AWS Elastic Beanstalk architecture
This application was running on AWS Elastic Load Balancer, Nginx 1.18.0, Java 8, Tomcat 8, and Amazon Linux in AWS Elastic BeanStalk service (EBS). For the folks who are not that familiar with EBS, its high level architecture is below.
Fig. 1: AWS Elastic Beanstalk architecture
There is an AWS elastic load balancer in the forefront. This Load Balancer will distribute the traffic to a set of EC2 instances (which can be auto-scaled). Each EC2 instance will have a Nginx web server and a Tomcat application server. Requests sent by the Elastic Load Balancer are first handled by the Nginx server. Then the Nginx server forwards the request to the Tomcat server.
HTTP 502 Bad Gateway error
Intermittently (not always), this application was throwing HTTP 502 bad gateway errors. A few seconds later, once again service will resume and things will start to function normally. It wasn’t clear what was causing this HTTP 502 bad gateway error in the AWS Elastic Beanstalk environment.
We first need to understand what this HTTP 502 bad gateway error means. This error is thrown by a web server/gateway/proxy server when it gets an invalid response from the backend end server to which it’s talking to.
HTTP 502 thrown by Nginx in AWS EBS
Now the question is: there are three primary components in the EBS stack:
- Elastic Load Balancer
- Nginx web server
- Tomcat Application server
In these 3 components, which one is throwing HTTP 502 bad gateway error?
Fig. 2: Screenshot of the HTTP 502 Bad gateway error thrown by Nginx server
Above is the screenshot of the HTTP 502 bad gateway error that we were receiving. There is a clue in this screenshot to indicate who is throwing this HTTP 502 error. If you notice the highlighted part of the screen, you will see this HTTP 502 bad gateway error is to be thrown by the Nginx server.
As per the HTTP 502 error definition, Nginx should be throwing this error only if it would have got invalid response from the Tomcat server. Thus, this clue helped us to narrow down that Tomcat server is the source of the problem.
Out of memory: Kill process or sacrifice child
In order to identify the source of the problem, we executed the open source yCrash script on the EC2 instance in which Tomcat server was running. The yCrash script captures 16 different artifacts from the technology stack, which includes: the Garbage Collection log, thread dump, heap dump, ps, top, top -H, vmstat, netstat, and more. We uploaded the captured artifacts into the yCrash server for analysis.

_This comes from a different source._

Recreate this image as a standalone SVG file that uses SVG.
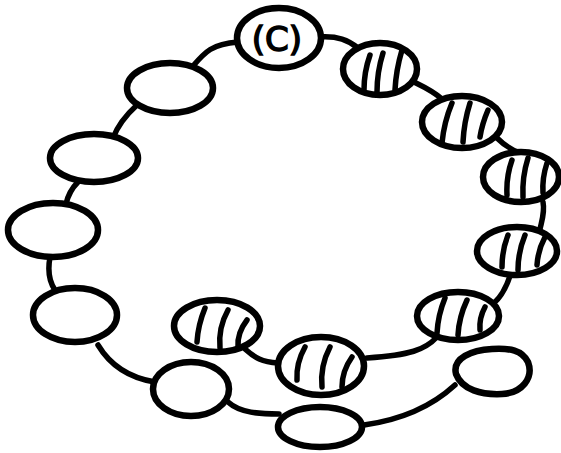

One of the artifacts that yCrash script captures is the kernel log file. In this log file, all the events that happened in the Linux kernel can be found. yCrash pulls out critical errors and warnings from the log file & presents them. The analysis report of the kernel log generated by the yCrash is below.
Fig. 3: yCrash’s Kernel log analysis reporting ‘Out of memory: kill process or sacrifice child’
Please see the highlighted error message in the kernel log:
[Sat May 21 17:31:00 2022] Out of memory: Kill process 24339 (java) score 874 or sacrifice child
It indicates that the Tomcat server, which is a Java process, was terminated. The Linux kernel will terminate processes if their memory consumption exceeds the device’s RAM capacity limit. This is the exact scenario happening in this application as well. Whenever the application’s memory consumption goes beyond the capacity limits, the Linux kernel was terminating the Tomcat server.
Root cause – Lack of RAM
Now the question is: How can Linux terminating the Tomcat server result in an intermittent HTTP 502 bad gateway error? Shouldn’t a complete outage need to happen? It’s a fair question.
If you recall, this application is running on AWS Elastic Beanstalk (EBS) service. The EBS service will automatically restart the Tomcat server whenever it gets terminated. Thus, it’s hilarious. Linux is terminating and EBS is restarting the Tomcat server. During this intermittent period, customers were experiencing HTTP 502 bad gateway errors.
Solution – Upgrading EC2 instance RAM capacity
Apparently, the application was running on EC2 instances, which had only 1GB RAM capacity. It wasn’t sufficient memory to run Tomcat server, Nginx server and other kernel processes. Thus, when the application was upgraded to run on 2GB RAM capacity EC2 instance, the problem got resolved.